The completion of the various operations is subject to the approval of the General Assembly. The meeting notice will be published on 26th December 2018 on MBWS' web site, and in the Bulletin of Obligatory Legal Announcements (Bulletin des Annonces Légales Obligatoires). It is further specified that the specific resolutions pertaining to the operation will not be included in the Meeting Notice at this stage, but will be inserted in the Convening Notice at the aforementioned General Meeting.
In order to guarantee the commitments made in this agreement, COFEPP has committed to put in escrow, no later than 2nd January 2019, the amount of 25 million euros.
In order to enable the fulfillment of the conditions to which the Principal Option is subject, COFEPP has committed (i) to submit its exemption request to the AMF and (ii) to file notifications with the French and Polish anti-trust authorities about the operation as soon as possible.
The completion of the operation would also be subject to delivery by the AMF of its approval on the prospectus regarding the COFEPP Reserved Capital Increase and the issue of stock warrants, or the Capital Increase with PSR, as may be the case.
No communication and no information in respect of this transaction may be distributed to the public in any jurisdiction where a registration or approval is required. No steps have been or will be taken in any jurisdiction (other than France) where such steps would be required. The issue, the subscription for or the purchase of MBWS' shares and/or warrants may be subject to specific legal or regulatory restrictions in certain jurisdictions.
This announcement is not a prospectus within the meaning of Directive 2003/71/EC of the European Parliament and the Council of November 4th, 2003, as amended, in particular by Directive 2010/73/EU (together, the "Prospectus Directive").
No securities offering will be opened to the public in France before the delivery of the visa on a prospectus prepared in compliance with the Prospectus Directive, as approved by the French Autorité des marchés financiers.
With respect to the member States of the European Economic Area which have implemented the Prospectus Directive (each, a "relevant member State"), other than France, no action has been undertaken or will be undertaken to make an offer to the public of the securities requiring publication of a prospectus in any relevant member State. As a result, the new shares and/or warrants of MBWS may only be offered in relevant member States (i) to qualified investors, as defined by the Prospectus Directive; or (ii) in any other circumstances, not requiring MBWS to publish a prospectus as provided under Article 3(2) of the Prospectus Directive.

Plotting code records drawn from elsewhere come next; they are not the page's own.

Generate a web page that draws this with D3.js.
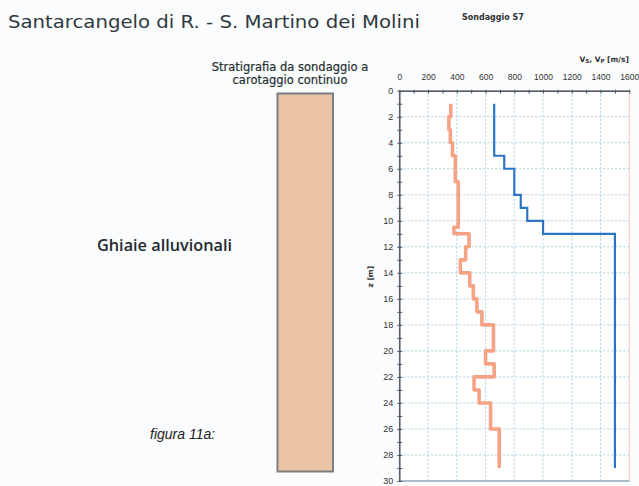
<!DOCTYPE html>
<html>
<head>
<meta charset="utf-8">
<script src="https://cdn.jsdelivr.net/npm/d3@7"></script>
<style>
body { margin: 0; background: #fbfcfd; }
svg { display: block; }
</style>
</head>
<body>
<svg id="chart"></svg>
<script>
var width  = 639;
var height = 486;

// Vs profile (orange) - step segments: [depth top, depth bottom, value]
var vsSteps = [
    [1, 2, 358], [2, 3, 345], [3, 4, 355], [4, 5, 370], [5, 7, 390],
    [7, 10.5, 410], [10.5, 11, 380], [11, 12, 485], [12, 13, 462],
    [13, 14, 425], [14, 15, 490], [15, 16, 515], [16, 17, 540],
    [17, 18, 575], [18, 20, 655], [20, 21, 600], [21, 22, 660],
    [22, 23, 520], [23, 24, 555], [24, 26, 635], [26, 29, 695]
];
// Vp profile (blue)
var vpSteps = [
    [1, 5, 660], [5, 6, 730], [6, 8, 800], [8, 9, 845],
    [9, 10, 890], [10, 11, 1000], [11, 29, 1500]
];
var xTicks = [0, 200, 400, 600, 800, 1000, 1200, 1400, 1600];
var yTicks = d3.range(0, 31, 2);

var x = d3.scaleLinear().domain([0, 1600]).range([399.3, 629.3]);
var y = d3.scaleLinear().domain([0, 30]).range([90.7, 481]);

var svg = d3.select('#chart')
    .attr('width', width)
    .attr('height', height);

// title
svg.append('text')
    .attr('x', 8)
    .attr('y', 28)
    .attr('font-family', 'DejaVu Sans')
    .attr('font-size', 18.5)
    .attr('fill', '#2f393d')
    .attr('textLength', 412)
    .attr('lengthAdjust', 'spacingAndGlyphs')
    .text('Santarcangelo di R. - S. Martino dei Molini');

svg.append('text')
    .attr('x', 462)
    .attr('y', 20)
    .attr('font-family', 'DejaVu Sans')
    .attr('font-size', 8)
    .attr('font-weight', 'bold')
    .attr('fill', '#333')
    .text('Sondaggio S7');

// stratigraphy column
svg.append('text')
    .attr('x', 290)
    .attr('y', 71)
    .attr('text-anchor', 'middle')
    .attr('font-family', 'DejaVu Sans')
    .attr('font-size', 11.5)
    .attr('fill', '#23302f')
    .attr('stroke', '#23302f')
    .attr('stroke-width', 0.2)
    .selectAll('tspan')
    .data(['Stratigrafia da sondaggio a', 'carotaggio continuo'])
    .enter()
    .append('tspan')
        .attr('x', 290)
        .attr('dy', (d, i) => i ? 13 : 0)
        .text(d => d);

svg.append('rect')
    .attr('x', 277.5)
    .attr('y', 93.5)
    .attr('width', 55.5)
    .attr('height', 378)
    .attr('fill', '#ecc3a3')
    .attr('stroke', '#7b7f84')
    .attr('stroke-width', 2);

svg.append('text')
    .attr('x', 97)
    .attr('y', 251)
    .attr('font-family', 'Open Sans')
    .attr('font-size', 17)
    .attr('font-weight', 600)
    .attr('fill', '#1f2a2e')
    .attr('textLength', 135)
    .attr('lengthAdjust', 'spacingAndGlyphs')
    .text('Ghiaie alluvionali');

svg.append('text')
    .attr('x', 150)
    .attr('y', 439)
    .attr('font-family', 'Liberation Sans')
    .attr('font-size', 14)
    .attr('font-style', 'italic')
    .attr('fill', '#222')
    .text('figura 11a:');

// plot area
var plot = svg.append('g');

plot.append('rect')
    .attr('x', x(0))
    .attr('y', y(0))
    .attr('width', x(1600) - x(0))
    .attr('height', y(30) - y(0))
    .attr('fill', '#ffffff')
    .attr('stroke', '#f2c7b5')
    .attr('stroke-width', 1);

// grid
plot.append('g')
    .selectAll('line')
    .data(xTicks.slice(1, -1))
    .enter()
    .append('line')
        .attr('x1', d => x(d))
        .attr('x2', d => x(d))
        .attr('y1', y(0))
        .attr('y2', y(30))
        .attr('stroke', '#a9cde0')
        .attr('stroke-dasharray', '2,2');

plot.append('g')
    .selectAll('line')
    .data(yTicks.slice(1, -1))
    .enter()
    .append('line')
        .attr('x1', x(0))
        .attr('x2', x(1600))
        .attr('y1', d => y(d))
        .attr('y2', d => y(d))
        .attr('stroke', '#a9cde0')
        .attr('stroke-dasharray', '2,2');

plot.append('line')
    .attr('x1', x(0)).attr('x2', x(1600))
    .attr('y1', y(30)).attr('y2', y(30))
    .attr('stroke', '#8fb0c8')
    .attr('stroke-width', 1.5);

// axes
var xAxis = d3.axisTop(x)
    .tickValues(d3.range(0, 1601, 100))
    .tickSize(3)
    .tickSizeOuter(0)
    .tickFormat(d => d % 200 === 0 ? d : '');

var yAxis = d3.axisLeft(y)
    .tickValues(d3.range(0, 31, 1))
    .tickSize(3)
    .tickSizeOuter(0)
    .tickFormat(d => d % 2 === 0 ? d : '');

var gx = svg.append('g')
    .attr('transform', 'translate(0,' + y(0) + ')')
    .call(xAxis);
gx.selectAll('.tick line').attr('y2', 3).attr('y1', -1);
gx.selectAll('text')
    .attr('y', -11)
    .attr('font-family', 'Liberation Sans')
    .attr('font-size', 8.5)
    .attr('fill', '#333');

var gy = svg.append('g')
    .attr('transform', 'translate(' + x(0) + ',0)')
    .call(yAxis);
gy.selectAll('.tick line').attr('x2', 3).attr('x1', -2);
gy.selectAll('text')
    .attr('x', -6)
    .attr('font-family', 'Liberation Sans')
    .attr('font-size', 9)
    .attr('fill', '#333');

[gx, gy].forEach(function (g) {
    g.select('.domain').attr('stroke', '#4a5a6a').attr('stroke-width', 1.5);
    g.selectAll('.tick line').attr('stroke', '#4a5a6a');
});

svg.append('text')
    .attr('x', 629)
    .attr('y', 62)
    .attr('text-anchor', 'end')
    .attr('font-family', 'DejaVu Sans')
    .attr('font-size', 7.5)
    .attr('font-weight', 'bold')
    .attr('fill', '#333')
    .html('V<tspan font-size="5.5" dy="1">S</tspan><tspan dy="-1">, V</tspan><tspan font-size="5.5" dy="1">P</tspan><tspan dy="-1"> [m/s]</tspan>');

svg.append('text')
    .attr('transform', 'translate(373,' + y(14.3) + ') rotate(-90)')
    .attr('text-anchor', 'middle')
    .attr('font-family', 'DejaVu Sans')
    .attr('font-size', 7.5)
    .attr('font-weight', 'bold')
    .attr('fill', '#333')
    .text('z [m]');

// profiles
function stepPoints(steps) {
    var pts = [];
    steps.forEach(function (s) {
        pts.push([s[2], s[0]]);
        pts.push([s[2], s[1]]);
    });
    return pts;
}

var line = d3.line()
    .x(d => x(d[0]))
    .y(d => y(d[1]));

plot.append('path')
    .datum(stepPoints(vsSteps))
    .attr('d', line)
    .attr('fill', 'none')
    .attr('stroke', '#f5a285')
    .attr('stroke-width', 3.6)
    .attr('stroke-linejoin', 'round');

plot.append('path')
    .datum(stepPoints(vpSteps))
    .attr('d', line)
    .attr('fill', 'none')
    .attr('stroke', '#2d75c4')
    .attr('stroke-width', 2.2);
</script>
</body>
</html>
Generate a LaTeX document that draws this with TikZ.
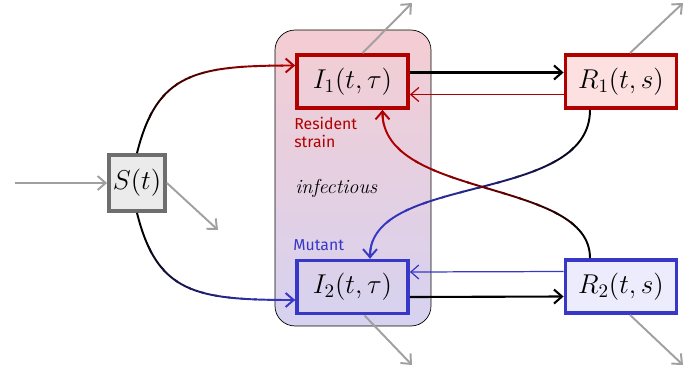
\documentclass[tikz,border=0pt]{standalone}
\usepackage{fix-cm}
\usepackage{fontspec}
\newfontfamily\labelfont{Fira Sans}
\usetikzlibrary{arrows.meta, calc}

\definecolor{resred}{HTML}{B00000}
\definecolor{mutblue}{HTML}{3838C8}
\definecolor{flowgray}{HTML}{A0A0A0}
\definecolor{sborder}{HTML}{6E6E6E}
\definecolor{sfill}{HTML}{EBEBEB}
\definecolor{ronefill}{HTML}{FDE0E0}
\definecolor{rtwofill}{HTML}{ECECFC}
\definecolor{inftop}{HTML}{F4CDD2}
\definecolor{infbot}{HTML}{D6D2F0}

% colour a path in vertical bands: black at x=#2, colour #1 at x=#3
\newcommand{\fadedraw}[4]{%
  \foreach \k in {0,...,13}{%
    \pgfmathsetmacro{\xa}{#2+(#3-#2)*(\k-0.1)/12}%
    \pgfmathsetmacro{\xb}{#2+(#3-#2)*(\k+1.1)/12}%
    \pgfmathtruncatemacro{\pc}{100*min(1,\k/11)^0.7}%
    \begin{scope}
      \clip (\xa,-20) rectangle (\xb,400);
      \draw[curve, #1!\pc!black] #4;
    \end{scope}}}

\begin{document}
\begin{tikzpicture}[
    x=0.02cm, y=-0.02cm, % pixel grid, y pointing down
    >={Straight Barb[length=1.6mm, width=2.8mm]},
    box/.style={draw, line width=2.2pt, minimum width=2.22cm, minimum height=1.06cm,
        inner sep=0pt, font=\fontsize{15.5}{18}\selectfont},
    infbox/.style={draw, thin, rounded corners=0.4cm, top color=inftop, bottom color=infbot,
        minimum width=3.12cm, minimum height=5.92cm, inner sep=0pt},
    curve/.style={line width=1.1pt, ->},
    outflow/.style={flowgray, line width=1.1pt, ->},
    tag/.style={font=\labelfont\fontsize{9}{10}\selectfont, align=left, inner sep=0pt}
]
\useasboundingbox (0,0) rectangle (691,373);

% infectious compartment
\node[infbox] (inf) at (353,178) {};

% compartments
\node[box, draw=sborder, fill=sfill, minimum width=1.12cm, minimum height=1.12cm] (s) at (137,183) {$S(t)$};
\node[box, draw=resred] (i1) at (352.5,81.5) {$I_1(t,\tau)$};
\node[box, draw=mutblue] (i2) at (352.5,287) {$I_2(t,\tau)$};
\node[box, draw=resred, fill=ronefill] (r1) at (621,81.5) {$R_1(t,s)$};
\node[box, draw=mutblue, fill=rtwofill] (r2) at (621,286.5) {$R_2(t,s)$};

% labels
\node[tag, text=resred, anchor=north west] (res) at (294,117) {Resident\\strain};
\node[tag, text=mutblue, anchor=south west] (mut) at (293,251) {Mutant};
\node[anchor=west, inner sep=0pt, font=\itshape\fontsize{11.5}{13}\selectfont] (inflab) at (295,188) {infectious};

% recovery and reinfection
\draw[->, line width=1.2pt] ($(i1.east)+(0,-9)$) -- ($(r1.west)+(0,-9)$);
\draw[->, resred, line width=0.7pt] ($(r1.west)+(0,13)$) -- ($(i1.east)+(0,13)$);
\draw[->, line width=1.2pt] ($(i2.east)+(0,10)$) -- ($(r2.west)+(0,10)$);
\draw[->, mutblue, line width=0.7pt] ($(r2.west)+(0,-15)$) -- ($(i2.east)+(0,-15)$);

% births and deaths
\coordinate (inflow) at (15,183);
\coordinate (sout) at (218,230);
\coordinate (ione) at (412,3);
\coordinate (rone) at (683,3);
\coordinate (itwo) at (412,365);
\coordinate (rtwo) at (683,365);
\draw[outflow] (inflow) -- (s.west);
\draw[outflow] (s.east) -- (sout);
\draw[outflow] ($(i1.north)+(10,0)$) -- (ione);
\draw[outflow] ($(r1.north)+(9,0)$) -- (rone);
\draw[outflow] ($(i2.south)+(12,0)$) -- (itwo);
\draw[outflow] ($(r2.south)+(9,0)$) -- (rtwo);

% infection, faded from black
\fadedraw{resred}{137}{295}{(s.north) .. controls +(20,-80) and +(-100,0) .. ($(i1.west)+(0,-16)$)}
\fadedraw{mutblue}{137}{295}{(s.south) .. controls +(20,80) and +(-100,0) .. ($(i2.west)+(0,13)$)}
\fadedraw{mutblue}{590}{370}{($(r1.south)+(-31,0)$) .. controls +(0,95) and +(0,-86) .. ($(i2.north)+(17.5,0)$)}
\fadedraw{resred}{590}{382}{($(r2.north)+(-31,0)$) .. controls +(0,-80) and +(0,90) .. ($(i1.south)+(30,0)$)}

\end{tikzpicture}
\end{document}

The distribution of this press release is not made, and has not been approved, by an "authorized person" within the meaning of Article 21(1) of the Financial Services and Markets Act 2000. As a consequence, this press release is directed only at persons who (i) are located outside the United Kingdom, (ii) have professional experience in matters relating to investments within the meaning of Article 19(5) of the Financial Services and Markets Act 2000 (Financial Promotions) Order 2005 (as amended), (iii) are persons falling within Article 49(2)(a) to (d) (high net worth companies, unincorporated associations, etc.) of the Financial Services and Markets Act 2000 (Financial Promotions) Order 2005 (as amended) or (iv) are persons to whom this press release may otherwise lawfully be communicated (all such persons mentioned in paragraphs (i), (ii), (iii) and (iv) collectively being referred to as "Relevant Persons"). The securities are directed only at Relevant Persons and no invitation, offer or agreements to subscribe, purchase or acquire the securities may be proposed or made other than with Relevant Persons. Any person other than a Relevant Person may not act or rely on this document or any provision thereof. This press release is not a prospectus which has been approved by the Financial Conduct Authority or any other United Kingdom regulatory authority within the meaning of Section 85 of the Financial Services and Markets Act 2000.
This press release does not constitute or form a part of any offer or solicitation to purchase or subscribe for securities in the United States. Securities may not be offered, subscribed or sold in the United States absent registration under the U.S. Securities Act of 1933, as amended (the "U.S. Securities Act"), except pursuant to an exemption from, or in a transaction not subject to, the registration requirements thereof. The warrants and the shares of MBWS and rights in respect thereof have not been and will not be registered under the U.S. Securities Act and MBWS does not intend to make a public offer of its securities in the United States.
The distribution of this document in certain countries may constitute a breach of applicable law. The information contained in this document does not constitute an offer of securities for sale in the United States, Canada, Australia or Japan.
This press release may not be published, forwarded or distributed, directly or indirectly, in the United States (including its territories and dependencies and any state of the United States), Canada, Australia or Japan.
Marie Brizard Wine & Spirits produces and sells a range of wine and spirits across four geographic clusters: Western Europe, Middle East & Africa, Central and Eastern Europe, the Americas, and Asia-Pacific. MBWS has distinguished itself for its know-how, the range of its brands, and a long tradition and history of innovation. From the inception of Maison Marie Brizard in Bordeaux, France in 1755, to the launch of Fruits and Wine in 2010, MBWS has successfully developed and adapted its brands to make them contemporary while respecting their origins. MBWS is committed to providing value by offering its customers bold, trustworthy, flavorful and experiential brands. The company has a broad portfolio of leading brands in their respective market segments, most notably William Peel scotch whisky, Sobieski vodka, Krupnik vodka, Fruits and Wine flavored wine, Marie Brizard liqueurs and Cognac Gautier. MBWS is listed on the regulated market of Euronext Paris, Compartment B (ISIN code FR0000060873, ticker MBWS) and is in the EnterNext© PEA-PME 150 index, among others.